The required output is a word-for-word copy of the lines from the line bearing "Write a web" through the line bearing "height = 413", inclusive, and no other lines.

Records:
⁂

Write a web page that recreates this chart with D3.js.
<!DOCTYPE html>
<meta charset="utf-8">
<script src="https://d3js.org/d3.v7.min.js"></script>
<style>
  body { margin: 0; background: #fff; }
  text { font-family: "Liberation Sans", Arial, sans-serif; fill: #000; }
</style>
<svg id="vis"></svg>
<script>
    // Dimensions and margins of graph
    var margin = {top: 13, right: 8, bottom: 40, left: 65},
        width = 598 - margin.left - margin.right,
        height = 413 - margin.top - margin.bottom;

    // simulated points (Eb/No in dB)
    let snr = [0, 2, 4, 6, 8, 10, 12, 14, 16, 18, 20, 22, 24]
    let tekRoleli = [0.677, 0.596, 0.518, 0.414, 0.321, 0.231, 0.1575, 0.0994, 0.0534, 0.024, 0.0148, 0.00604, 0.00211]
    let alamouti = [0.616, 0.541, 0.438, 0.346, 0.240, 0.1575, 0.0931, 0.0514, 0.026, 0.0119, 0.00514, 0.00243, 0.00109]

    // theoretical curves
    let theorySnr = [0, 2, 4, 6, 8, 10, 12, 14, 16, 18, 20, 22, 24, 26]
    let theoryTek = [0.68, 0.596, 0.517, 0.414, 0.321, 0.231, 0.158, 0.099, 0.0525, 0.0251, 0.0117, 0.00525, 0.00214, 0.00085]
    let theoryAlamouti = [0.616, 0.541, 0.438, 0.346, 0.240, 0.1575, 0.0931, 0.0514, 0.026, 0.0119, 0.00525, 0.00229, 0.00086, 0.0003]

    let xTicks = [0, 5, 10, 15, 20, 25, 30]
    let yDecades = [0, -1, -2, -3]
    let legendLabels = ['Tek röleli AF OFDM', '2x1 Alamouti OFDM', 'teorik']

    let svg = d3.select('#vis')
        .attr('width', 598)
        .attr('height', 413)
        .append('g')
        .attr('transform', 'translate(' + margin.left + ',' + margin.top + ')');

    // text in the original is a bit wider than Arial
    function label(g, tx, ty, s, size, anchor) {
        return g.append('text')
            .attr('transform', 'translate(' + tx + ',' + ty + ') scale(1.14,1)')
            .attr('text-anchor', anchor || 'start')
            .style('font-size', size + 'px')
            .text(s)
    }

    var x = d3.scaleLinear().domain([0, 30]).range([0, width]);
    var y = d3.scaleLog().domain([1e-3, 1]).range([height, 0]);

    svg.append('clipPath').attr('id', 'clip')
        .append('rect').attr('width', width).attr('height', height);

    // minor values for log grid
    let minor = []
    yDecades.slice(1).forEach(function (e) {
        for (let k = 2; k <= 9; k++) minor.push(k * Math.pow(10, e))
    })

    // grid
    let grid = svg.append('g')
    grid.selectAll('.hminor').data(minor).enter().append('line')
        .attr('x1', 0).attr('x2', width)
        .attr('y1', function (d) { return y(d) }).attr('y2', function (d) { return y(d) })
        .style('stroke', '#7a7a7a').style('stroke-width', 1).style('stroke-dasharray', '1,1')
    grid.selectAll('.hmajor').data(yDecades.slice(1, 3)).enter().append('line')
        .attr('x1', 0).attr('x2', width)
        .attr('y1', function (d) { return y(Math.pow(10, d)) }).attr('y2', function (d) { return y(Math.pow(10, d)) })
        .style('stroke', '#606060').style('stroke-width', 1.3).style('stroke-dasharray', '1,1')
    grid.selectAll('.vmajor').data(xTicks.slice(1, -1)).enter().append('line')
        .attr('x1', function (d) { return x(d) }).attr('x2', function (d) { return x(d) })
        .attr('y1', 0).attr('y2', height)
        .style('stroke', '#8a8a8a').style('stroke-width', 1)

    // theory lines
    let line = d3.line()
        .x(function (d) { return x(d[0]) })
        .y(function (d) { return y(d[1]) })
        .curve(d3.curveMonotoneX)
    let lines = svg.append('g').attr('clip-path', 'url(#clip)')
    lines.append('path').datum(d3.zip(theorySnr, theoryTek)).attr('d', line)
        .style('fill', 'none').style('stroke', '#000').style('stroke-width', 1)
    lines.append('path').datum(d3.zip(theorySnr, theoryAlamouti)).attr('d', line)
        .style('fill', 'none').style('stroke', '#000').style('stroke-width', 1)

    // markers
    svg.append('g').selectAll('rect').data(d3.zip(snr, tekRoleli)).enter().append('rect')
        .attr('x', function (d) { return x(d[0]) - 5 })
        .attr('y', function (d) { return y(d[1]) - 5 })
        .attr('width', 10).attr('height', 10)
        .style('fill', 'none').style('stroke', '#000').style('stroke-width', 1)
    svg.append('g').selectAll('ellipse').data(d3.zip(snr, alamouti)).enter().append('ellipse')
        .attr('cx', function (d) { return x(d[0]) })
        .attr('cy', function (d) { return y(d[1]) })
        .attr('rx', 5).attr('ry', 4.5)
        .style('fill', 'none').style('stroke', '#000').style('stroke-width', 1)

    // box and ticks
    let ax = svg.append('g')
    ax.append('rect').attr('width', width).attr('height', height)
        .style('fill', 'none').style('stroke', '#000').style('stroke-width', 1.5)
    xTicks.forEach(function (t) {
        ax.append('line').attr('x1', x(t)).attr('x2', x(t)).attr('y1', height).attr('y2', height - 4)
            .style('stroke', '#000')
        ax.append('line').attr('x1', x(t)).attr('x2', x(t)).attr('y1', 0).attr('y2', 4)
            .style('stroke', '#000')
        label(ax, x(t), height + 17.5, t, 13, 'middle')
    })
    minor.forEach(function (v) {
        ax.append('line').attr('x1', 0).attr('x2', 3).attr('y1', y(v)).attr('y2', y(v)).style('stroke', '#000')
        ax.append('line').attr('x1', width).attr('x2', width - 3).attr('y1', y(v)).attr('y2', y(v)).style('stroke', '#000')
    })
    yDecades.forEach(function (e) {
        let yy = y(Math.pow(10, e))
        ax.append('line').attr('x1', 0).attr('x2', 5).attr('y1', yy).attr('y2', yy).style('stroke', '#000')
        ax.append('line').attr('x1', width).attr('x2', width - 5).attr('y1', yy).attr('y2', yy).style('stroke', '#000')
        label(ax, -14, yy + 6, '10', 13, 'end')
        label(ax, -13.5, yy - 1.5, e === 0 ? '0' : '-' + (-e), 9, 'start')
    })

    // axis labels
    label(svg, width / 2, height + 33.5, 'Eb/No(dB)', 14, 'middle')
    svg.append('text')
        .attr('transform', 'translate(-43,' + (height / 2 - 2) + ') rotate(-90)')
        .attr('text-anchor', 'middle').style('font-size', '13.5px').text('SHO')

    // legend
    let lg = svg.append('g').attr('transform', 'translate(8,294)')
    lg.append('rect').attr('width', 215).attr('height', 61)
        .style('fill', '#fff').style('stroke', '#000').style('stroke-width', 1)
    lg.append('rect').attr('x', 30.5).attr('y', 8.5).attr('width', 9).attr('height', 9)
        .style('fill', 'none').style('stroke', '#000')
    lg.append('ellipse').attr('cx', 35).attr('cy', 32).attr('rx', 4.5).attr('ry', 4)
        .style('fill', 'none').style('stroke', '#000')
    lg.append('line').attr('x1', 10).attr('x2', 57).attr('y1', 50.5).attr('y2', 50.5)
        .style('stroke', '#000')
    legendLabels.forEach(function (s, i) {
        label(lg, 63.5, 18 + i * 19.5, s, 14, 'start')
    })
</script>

⁂

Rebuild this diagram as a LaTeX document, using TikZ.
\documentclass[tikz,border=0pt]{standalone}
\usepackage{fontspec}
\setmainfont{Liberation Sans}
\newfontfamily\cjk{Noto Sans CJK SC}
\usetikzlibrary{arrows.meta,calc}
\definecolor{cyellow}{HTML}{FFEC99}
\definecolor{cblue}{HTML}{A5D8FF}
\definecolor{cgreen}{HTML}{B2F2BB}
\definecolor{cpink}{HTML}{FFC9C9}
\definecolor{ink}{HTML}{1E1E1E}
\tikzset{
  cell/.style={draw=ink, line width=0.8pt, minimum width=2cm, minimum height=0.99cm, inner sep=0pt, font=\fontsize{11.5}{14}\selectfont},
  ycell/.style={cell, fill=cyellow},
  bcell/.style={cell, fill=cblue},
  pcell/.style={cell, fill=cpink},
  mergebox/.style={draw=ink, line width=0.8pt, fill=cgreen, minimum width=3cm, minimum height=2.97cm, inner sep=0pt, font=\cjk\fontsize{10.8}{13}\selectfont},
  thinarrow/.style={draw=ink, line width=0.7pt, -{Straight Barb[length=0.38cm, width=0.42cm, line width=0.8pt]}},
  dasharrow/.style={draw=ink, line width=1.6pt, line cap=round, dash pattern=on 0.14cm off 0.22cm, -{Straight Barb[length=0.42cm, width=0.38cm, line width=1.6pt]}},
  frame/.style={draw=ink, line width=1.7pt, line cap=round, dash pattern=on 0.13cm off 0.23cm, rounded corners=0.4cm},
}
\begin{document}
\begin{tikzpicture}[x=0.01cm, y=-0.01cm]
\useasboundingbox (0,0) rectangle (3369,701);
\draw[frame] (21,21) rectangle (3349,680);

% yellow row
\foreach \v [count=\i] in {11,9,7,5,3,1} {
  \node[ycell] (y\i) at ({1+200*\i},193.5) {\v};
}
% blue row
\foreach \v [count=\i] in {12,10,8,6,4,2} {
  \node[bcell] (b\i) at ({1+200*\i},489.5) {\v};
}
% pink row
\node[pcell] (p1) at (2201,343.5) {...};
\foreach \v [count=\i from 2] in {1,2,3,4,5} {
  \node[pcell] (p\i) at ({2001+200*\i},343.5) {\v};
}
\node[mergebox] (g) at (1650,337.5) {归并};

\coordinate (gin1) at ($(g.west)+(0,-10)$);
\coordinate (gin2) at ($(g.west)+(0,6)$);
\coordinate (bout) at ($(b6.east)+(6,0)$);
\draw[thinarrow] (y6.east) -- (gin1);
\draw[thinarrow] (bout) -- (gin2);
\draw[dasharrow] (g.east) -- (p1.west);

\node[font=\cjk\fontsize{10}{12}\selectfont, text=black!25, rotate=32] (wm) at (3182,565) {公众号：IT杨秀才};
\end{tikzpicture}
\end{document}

⁂

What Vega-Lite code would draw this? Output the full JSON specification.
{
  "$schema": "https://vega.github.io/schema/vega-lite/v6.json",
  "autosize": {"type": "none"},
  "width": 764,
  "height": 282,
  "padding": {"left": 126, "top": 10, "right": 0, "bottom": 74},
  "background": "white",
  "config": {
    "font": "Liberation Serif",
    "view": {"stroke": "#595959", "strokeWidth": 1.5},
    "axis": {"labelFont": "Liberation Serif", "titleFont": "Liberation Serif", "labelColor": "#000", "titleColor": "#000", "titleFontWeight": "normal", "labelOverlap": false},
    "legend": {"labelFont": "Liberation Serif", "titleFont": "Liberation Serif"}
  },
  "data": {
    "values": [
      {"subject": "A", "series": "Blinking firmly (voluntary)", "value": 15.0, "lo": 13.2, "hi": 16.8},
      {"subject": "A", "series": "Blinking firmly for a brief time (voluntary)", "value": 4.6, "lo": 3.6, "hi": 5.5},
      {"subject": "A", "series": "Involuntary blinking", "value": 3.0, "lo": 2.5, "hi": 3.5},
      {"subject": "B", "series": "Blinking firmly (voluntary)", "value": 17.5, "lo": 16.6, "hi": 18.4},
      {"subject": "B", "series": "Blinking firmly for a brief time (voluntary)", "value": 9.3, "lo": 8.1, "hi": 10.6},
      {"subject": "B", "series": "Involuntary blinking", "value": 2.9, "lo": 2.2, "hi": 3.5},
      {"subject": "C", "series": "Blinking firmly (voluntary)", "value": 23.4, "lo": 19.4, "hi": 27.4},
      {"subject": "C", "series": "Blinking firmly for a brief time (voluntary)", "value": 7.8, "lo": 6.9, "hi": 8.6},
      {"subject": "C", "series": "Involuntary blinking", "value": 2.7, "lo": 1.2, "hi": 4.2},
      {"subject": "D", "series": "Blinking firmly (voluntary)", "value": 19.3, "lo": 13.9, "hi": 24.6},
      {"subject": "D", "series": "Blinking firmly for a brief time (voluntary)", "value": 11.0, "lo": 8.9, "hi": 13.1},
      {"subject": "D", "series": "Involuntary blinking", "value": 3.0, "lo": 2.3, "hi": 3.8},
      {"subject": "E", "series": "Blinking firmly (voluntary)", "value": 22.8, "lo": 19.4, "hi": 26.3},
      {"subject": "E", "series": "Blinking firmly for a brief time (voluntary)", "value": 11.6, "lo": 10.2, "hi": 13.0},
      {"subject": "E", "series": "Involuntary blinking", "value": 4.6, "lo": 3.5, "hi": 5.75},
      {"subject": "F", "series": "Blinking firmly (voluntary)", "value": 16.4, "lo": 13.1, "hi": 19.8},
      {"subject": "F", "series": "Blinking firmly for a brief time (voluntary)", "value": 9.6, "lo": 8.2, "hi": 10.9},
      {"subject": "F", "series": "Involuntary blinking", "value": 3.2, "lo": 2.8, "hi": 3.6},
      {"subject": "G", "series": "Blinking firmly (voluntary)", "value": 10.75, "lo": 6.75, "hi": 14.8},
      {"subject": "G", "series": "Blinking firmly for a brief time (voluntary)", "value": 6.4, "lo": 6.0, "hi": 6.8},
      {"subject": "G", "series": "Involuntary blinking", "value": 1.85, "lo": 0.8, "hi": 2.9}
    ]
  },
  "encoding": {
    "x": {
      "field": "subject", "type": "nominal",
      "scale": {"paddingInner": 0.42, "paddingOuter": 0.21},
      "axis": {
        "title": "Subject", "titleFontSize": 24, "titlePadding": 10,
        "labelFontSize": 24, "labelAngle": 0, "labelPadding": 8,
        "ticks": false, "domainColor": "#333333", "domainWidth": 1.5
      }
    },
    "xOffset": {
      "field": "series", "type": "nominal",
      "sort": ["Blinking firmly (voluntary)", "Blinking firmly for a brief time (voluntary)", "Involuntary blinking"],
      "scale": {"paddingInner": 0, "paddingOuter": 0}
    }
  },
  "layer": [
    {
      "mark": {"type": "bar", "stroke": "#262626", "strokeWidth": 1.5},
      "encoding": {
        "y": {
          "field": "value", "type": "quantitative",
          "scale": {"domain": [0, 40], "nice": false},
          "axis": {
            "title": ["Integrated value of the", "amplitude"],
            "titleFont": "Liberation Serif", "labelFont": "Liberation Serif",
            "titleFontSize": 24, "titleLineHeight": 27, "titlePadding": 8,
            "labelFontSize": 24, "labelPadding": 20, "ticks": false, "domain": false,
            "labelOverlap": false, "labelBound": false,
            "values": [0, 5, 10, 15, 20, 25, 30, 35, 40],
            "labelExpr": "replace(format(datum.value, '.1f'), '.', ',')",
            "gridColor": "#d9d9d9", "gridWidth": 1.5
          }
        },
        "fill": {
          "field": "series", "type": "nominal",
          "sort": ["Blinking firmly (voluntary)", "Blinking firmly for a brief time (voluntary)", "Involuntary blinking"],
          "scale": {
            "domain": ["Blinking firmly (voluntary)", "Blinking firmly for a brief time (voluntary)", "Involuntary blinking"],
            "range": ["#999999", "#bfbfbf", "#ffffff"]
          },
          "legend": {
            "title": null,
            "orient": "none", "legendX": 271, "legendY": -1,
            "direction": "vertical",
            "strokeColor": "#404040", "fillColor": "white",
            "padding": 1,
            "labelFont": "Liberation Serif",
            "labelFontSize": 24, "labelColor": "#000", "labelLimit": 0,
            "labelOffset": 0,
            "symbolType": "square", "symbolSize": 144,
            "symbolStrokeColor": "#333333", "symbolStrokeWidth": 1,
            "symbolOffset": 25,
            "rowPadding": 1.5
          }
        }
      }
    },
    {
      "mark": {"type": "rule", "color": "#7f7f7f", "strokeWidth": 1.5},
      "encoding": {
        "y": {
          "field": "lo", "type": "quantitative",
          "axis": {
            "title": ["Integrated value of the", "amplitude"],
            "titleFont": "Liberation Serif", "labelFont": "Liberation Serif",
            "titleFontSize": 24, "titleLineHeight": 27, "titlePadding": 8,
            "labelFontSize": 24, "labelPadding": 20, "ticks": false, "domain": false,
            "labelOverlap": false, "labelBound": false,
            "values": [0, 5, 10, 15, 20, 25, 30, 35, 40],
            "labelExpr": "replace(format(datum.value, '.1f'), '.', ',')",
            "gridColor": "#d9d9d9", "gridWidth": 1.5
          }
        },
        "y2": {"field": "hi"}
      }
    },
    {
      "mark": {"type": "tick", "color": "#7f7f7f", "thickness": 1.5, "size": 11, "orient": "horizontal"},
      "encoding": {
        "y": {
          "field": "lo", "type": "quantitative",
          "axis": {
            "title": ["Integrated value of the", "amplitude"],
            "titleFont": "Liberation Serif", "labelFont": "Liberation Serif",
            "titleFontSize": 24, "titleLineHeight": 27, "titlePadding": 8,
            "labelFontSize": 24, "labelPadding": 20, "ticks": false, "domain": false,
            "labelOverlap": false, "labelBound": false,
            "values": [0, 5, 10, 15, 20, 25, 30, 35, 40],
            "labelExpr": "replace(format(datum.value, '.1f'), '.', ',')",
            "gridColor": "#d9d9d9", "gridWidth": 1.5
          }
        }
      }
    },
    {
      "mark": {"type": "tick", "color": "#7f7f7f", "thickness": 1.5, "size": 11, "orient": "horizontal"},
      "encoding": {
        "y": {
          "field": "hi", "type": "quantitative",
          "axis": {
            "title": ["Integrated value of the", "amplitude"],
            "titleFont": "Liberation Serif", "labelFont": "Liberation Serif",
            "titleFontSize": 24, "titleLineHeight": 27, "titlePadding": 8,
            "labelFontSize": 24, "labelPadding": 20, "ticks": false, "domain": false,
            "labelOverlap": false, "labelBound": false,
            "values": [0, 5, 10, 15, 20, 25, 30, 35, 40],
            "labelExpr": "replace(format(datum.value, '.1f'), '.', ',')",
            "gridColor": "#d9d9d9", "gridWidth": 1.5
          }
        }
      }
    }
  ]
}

⁂

Response to this exercise -
Write a web page that recreates this chart with D3.js.
<!DOCTYPE html>
<meta charset="utf-8">
<script src="https://d3js.org/d3.v7.min.js"></script>
<style>
  body { margin: 0; background: #fff; }
  text { font-family: "Liberation Sans", Arial, sans-serif; fill: #000; }
</style>
<svg id="vis"></svg>
<script>
    // Dimensions and margins of graph
    var margin = {top: 13, right: 8, bottom: 40, left: 65},
        width = 598 - margin.left - margin.right,
        height = 413 - margin.top - margin.bottom;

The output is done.